The US President enjoyed the view on Tuesday in this critical battleground state.
“As far as the eye can see,” Trump said, reveling at the sight of people flouting public health guidelines at Tuesday's rally.
“I really believe that these crowds are bigger than they were four years ago.”
A day earlier in Pennsylvania, Trump's Democratic challenger, Joe Biden, held a socially distanced meeting in a backyard. His team has been so attentive to local regulations that some staffers have left the room if they risked breaking the rules on crowd limits.
“I really miss being able to, you know, grab hands and shake hands," Biden recently told supporters. "You can’t do that now.”
With less than eight weeks until Election Day, Trump and Biden are taking diametrically opposite approaches to campaigning during a pandemic — and the differences amount to more than political theater.
The candidates are effectively staking out different visions for the country with Biden emphasizing guidelines supported by local health officials while Trump rails against restrictions that he argues — without evidence — are politically motivated.
“By the way, your state should be open,” Trump said in North Carolina — a state where he has feuded with Gov.

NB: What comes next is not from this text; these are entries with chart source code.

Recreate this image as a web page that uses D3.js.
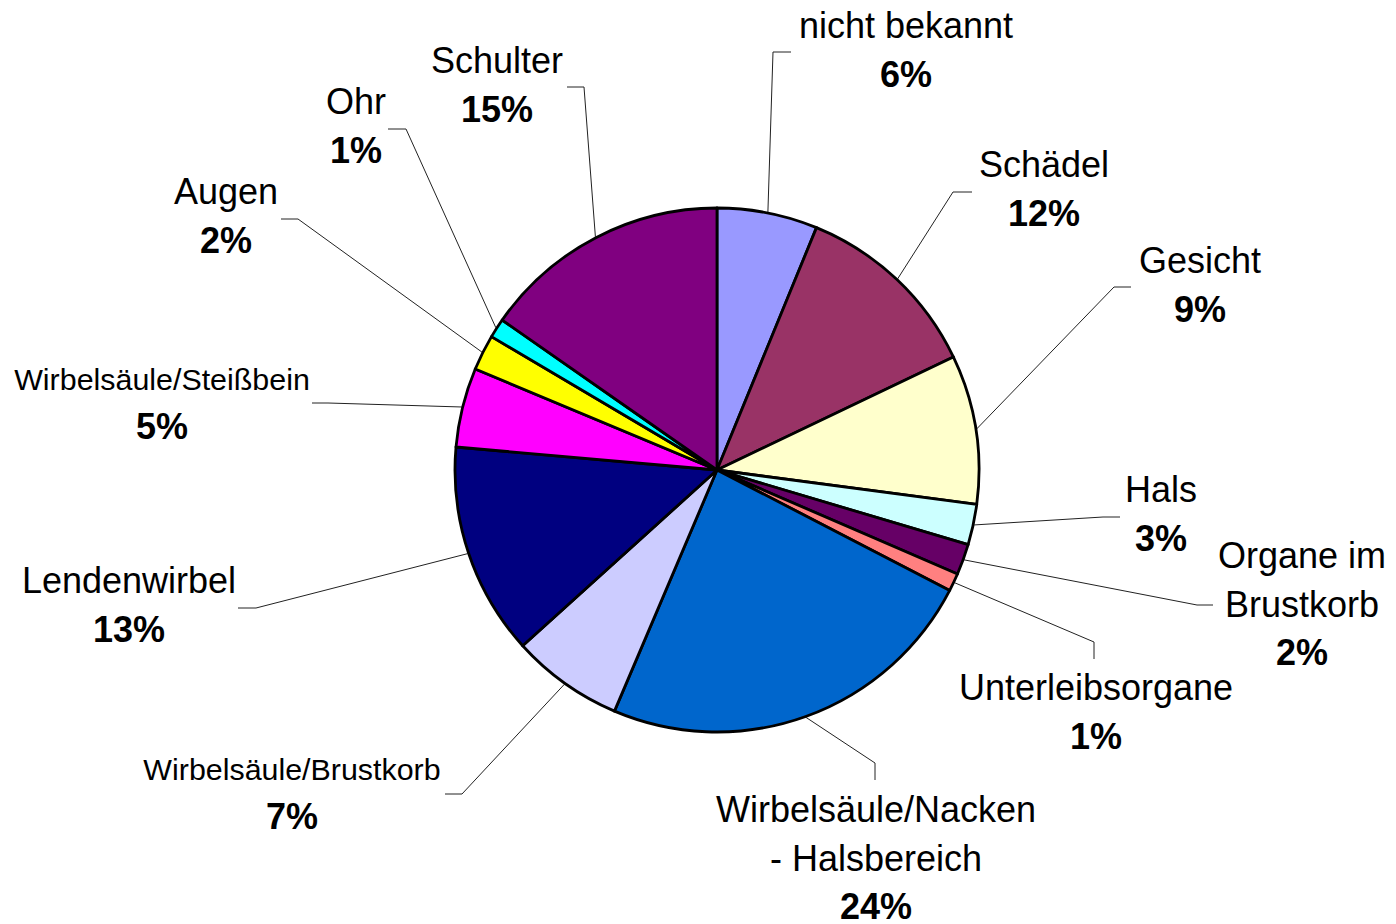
<!DOCTYPE html>
<html>
<head>
<meta charset="utf-8">
<script src="https://cdnjs.cloudflare.com/ajax/libs/d3/7.8.5/d3.min.js"></script>
<style>
  html, body { margin: 0; padding: 0; background: #fff; }
  text { font-family: "Liberation Sans", Arial, sans-serif; fill: #000; }
</style>
</head>
<body>
<div id="chart"></div>
<script>
// Verletzungen nach Körperregion (Anteile in %)
var categories = ["nicht bekannt", "Schädel", "Gesicht", "Hals", "Organe im Brustkorb",
    "Unterleibsorgane", "Wirbelsäule/Nacken - Halsbereich", "Wirbelsäule/Brustkorb",
    "Lendenwirbel", "Wirbelsäule/Steißbein", "Augen", "Ohr", "Schulter"];
var values = [6.2, 11.7, 9.2, 2.5, 1.9, 1.1, 23.8, 6.9, 13.1, 4.9, 2.2, 1.2, 15.3];
var colors = ["#9999ff", "#993366", "#ffffcc", "#ccffff", "#660066", "#ff8080", "#0066cc",
    "#ccccff", "#000080", "#ff00ff", "#ffff00", "#00ffff", "#800080"];
// how the category names wrap in the chart
var labelLines = [["nicht bekannt"], ["Schädel"], ["Gesicht"], ["Hals"], ["Organe im", "Brustkorb"],
    ["Unterleibsorgane"], ["Wirbelsäule/Nacken", "- Halsbereich"], ["Wirbelsäule/Brustkorb"],
    ["Lendenwirbel"], ["Wirbelsäule/Steißbein"], ["Augen"], ["Ohr"], ["Schulter"]];

// label layout: text center x, first baseline, leader elbow, leader end, name font size
var labelPos = [
    [906, 38, 773, 52, 791, 52, 36],
    [1044, 177, 953, 192, 972, 192, 36],
    [1200, 273, 1114, 287, 1131, 287, 36],
    [1161, 502, 1103, 517, 1120, 517, 36],
    [1302, 568, 1197, 605, 1213, 605, 36],
    [1096, 700, 1094, 642, 1094, 659, 36],
    [876, 822, 875, 763, 875, 780, 36],
    [292, 780, 462, 794, 445, 794, 30.4],
    [129, 593, 256, 608, 238, 608, 36],
    [162, 390, 328, 403, 312, 403, 30.4],
    [226, 204, 298, 219, 281, 219, 36],
    [356, 114, 406, 129, 388, 129, 36],
    [497, 73, 584, 87, 567, 87, 36]
];

var width = 1396, height = 924;
var cx = 717, cy = 470, radius = 262;
var lineGap = 48.5;

var data = categories.map(function(c, i) {
    return {name: c, value: values[i], color: colors[i], lines: labelLines[i], pos: labelPos[i]};
});
var total = d3.sum(values);

var svg = d3.select("#chart").append("svg")
    .attr("width", width)
    .attr("height", height);

var pie = d3.pie().sort(null).value(function(d) { return d.value; });
var arcs = pie(data);

var arc = d3.arc().innerRadius(0).outerRadius(radius);
var edge = d3.arc().innerRadius(radius + 1).outerRadius(radius + 1);

// leader lines first, so the pie outline sits on top
svg.append("g").selectAll("polyline")
    .data(arcs)
  .enter().append("polyline")
    .attr("fill", "none")
    .attr("stroke", "#222")
    .attr("stroke-width", 1)
    .attr("points", function(d) {
        var p = edge.centroid(d);
        var l = d.data.pos;
        return [[cx + p[0], cy + p[1]], [l[2], l[3]], [l[4], l[5]]].join(" ");
    });

svg.append("g")
    .attr("transform", "translate(" + cx + "," + cy + ")")
  .selectAll("path")
    .data(arcs)
  .enter().append("path")
    .attr("d", arc)
    .attr("fill", function(d) { return d.data.color; })
    .attr("stroke", "#000")
    .attr("stroke-width", 2.8)
    .attr("stroke-linejoin", "round");

var label = svg.append("g").selectAll("g")
    .data(arcs)
  .enter().append("g");

label.each(function(d) {
    var g = d3.select(this), l = d.data.pos;
    d.data.lines.forEach(function(t, k) {
        g.append("text")
            .attr("x", l[0])
            .attr("y", l[1] + k * lineGap)
            .attr("text-anchor", "middle")
            .style("font-size", l[6] + "px")
            .text(t);
    });
    g.append("text")
        .attr("x", l[0])
        .attr("y", l[1] + d.data.lines.length * lineGap)
        .attr("text-anchor", "middle")
        .style("font-size", "36px")
        .style("font-weight", "bold")
        .text(Math.round(d.data.value / total * 100) + "%");
});
</script>
</body>
</html>
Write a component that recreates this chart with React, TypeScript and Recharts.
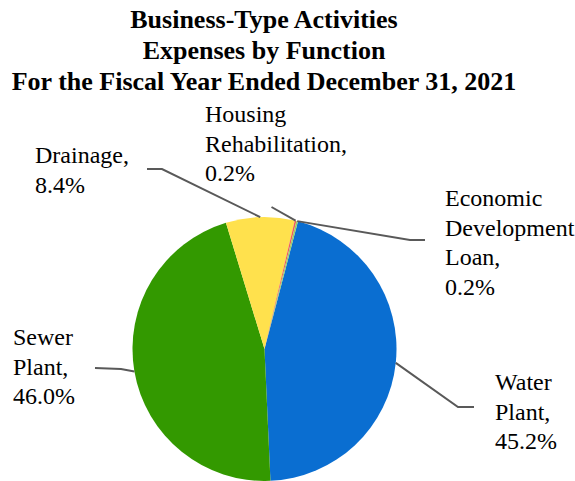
import React from 'react';
import { PieChart, Pie, Cell } from 'recharts';

const TITLE_LINES = [
  'Business-Type Activities',
  'Expenses by Function',
  'For the Fiscal Year Ended December 31, 2021',
];

const FUNCTIONS = [
  'Water Plant',
  'Sewer Plant',
  'Drainage',
  'Housing Rehabilitation',
  'Economic Development Loan',
];
const SHARES = [45.2, 46.0, 8.4, 0.2, 0.2];
const COLORS = ['#0A6ED1', '#339900', '#FFE14D', '#F05A5A', '#99CC66'];

// label placement, relative to the pie centre (text = first baseline, left edge)
const LABEL_LAYOUT = [
  { tx: 230.5, ty: 41, elbow: [193.5, 58], end: [209.5, 58] },
  { tx: -251.5, ty: -4, elbow: [-143.5, 20], end: [-169.5, 19] },
  { tx: -229.5, ty: -186, elbow: [-102.5, -180], end: [-117.5, -180] },
  { tx: -59.5, ty: -227, elbow: [7, -142], end: [7, -142] },
  { tx: 180.5, ty: -143, elbow: [145.5, -109], end: [160.5, -109] },
];

const RAD = Math.PI / 180;
const LINE_H = 29.5;

const chartData = FUNCTIONS.map((name, i) => ({ name, value: SHARES[i] }));

const renderLabel = (props: any) => {
  const { cx, cy, midAngle, outerRadius, index, name, value } = props;
  const lay = LABEL_LAYOUT[index];
  const sx = cx + outerRadius * Math.cos(-midAngle * RAD);
  const sy = cy + outerRadius * Math.sin(-midAngle * RAD);
  const words = String(name).split(' ');
  const lines = [...words.slice(0, -1), words[words.length - 1] + ',', `${Number(value).toFixed(1)}%`];
  const pts = `${sx},${sy} ${cx + lay.elbow[0]},${cy + lay.elbow[1]} ${cx + lay.end[0]},${cy + lay.end[1]}`;
  return (
    <g key={`lbl-${index}`}>
      <polyline points={pts} fill="none" stroke="#595959" strokeWidth={2} />
      {lines.map((ln, i) => (
        <text
          key={i}
          x={cx + lay.tx}
          y={cy + lay.ty + i * LINE_H}
          fill="#000"
          fontFamily='"Liberation Serif", serif'
          fontSize={24}
        >
          {ln}
        </text>
      ))}
    </g>
  );
};

export default function App() {
  return (
    <div style={{ position: 'relative', width: 575, height: 481, background: '#fff' }}>
      <style>{`body { margin: 0; }`}</style>
      <svg width={575} height={100} style={{ position: 'absolute', left: 0, top: 0 }}>
        {TITLE_LINES.map((t, i) => (
          <text
            key={t}
            x={264}
            y={28 + i * 31}
            textAnchor="middle"
            fill="#000"
            fontFamily='"Liberation Serif", serif'
            fontSize={26}
            fontWeight="bold"
          >
            {t}
          </text>
        ))}
      </svg>
      <div style={{ position: 'absolute', left: 0, top: 0 }}>
        <PieChart width={575} height={481} margin={{ top: 0, right: 0, bottom: 0, left: 0 }}>
          <Pie
            data={chartData}
            dataKey="value"
            nameKey="name"
            cx={264.5}
            cy={349}
            outerRadius={132}
            startAngle={75.3}
            endAngle={-284.7}
            stroke="none"
            label={renderLabel}
            labelLine={false}
            isAnimationActive={false}
          >
            {chartData.map((entry, index) => (
              <Cell key={`cell-${index}`} fill={COLORS[index]} />
            ))}
          </Pie>
        </PieChart>
      </div>
    </div>
  );
}
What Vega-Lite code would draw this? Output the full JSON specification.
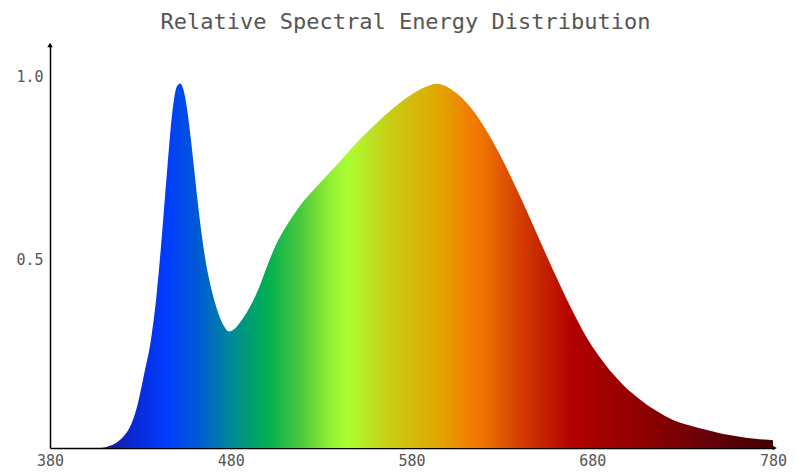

Roy Cooper, a Democrat, over his abandoned plans to hold the Republican National Convention in Charlotte.
“It’s you, it's Michigan, it’s a couple others,” Trump added, as he sees a potent line of attack in battleground states run by Democrats.
Trump aides and allies suggest the president sees his rallies as a manifestation of the reopening he’s preaching — and that he believes is vital to the nation’s economic recovery and what voters want.
In a dig at those who warn against reopening too quickly, Trump suggested that these states would suddenly reopen the day after the election — when opponents advocating caution can no longer hurt his reelection.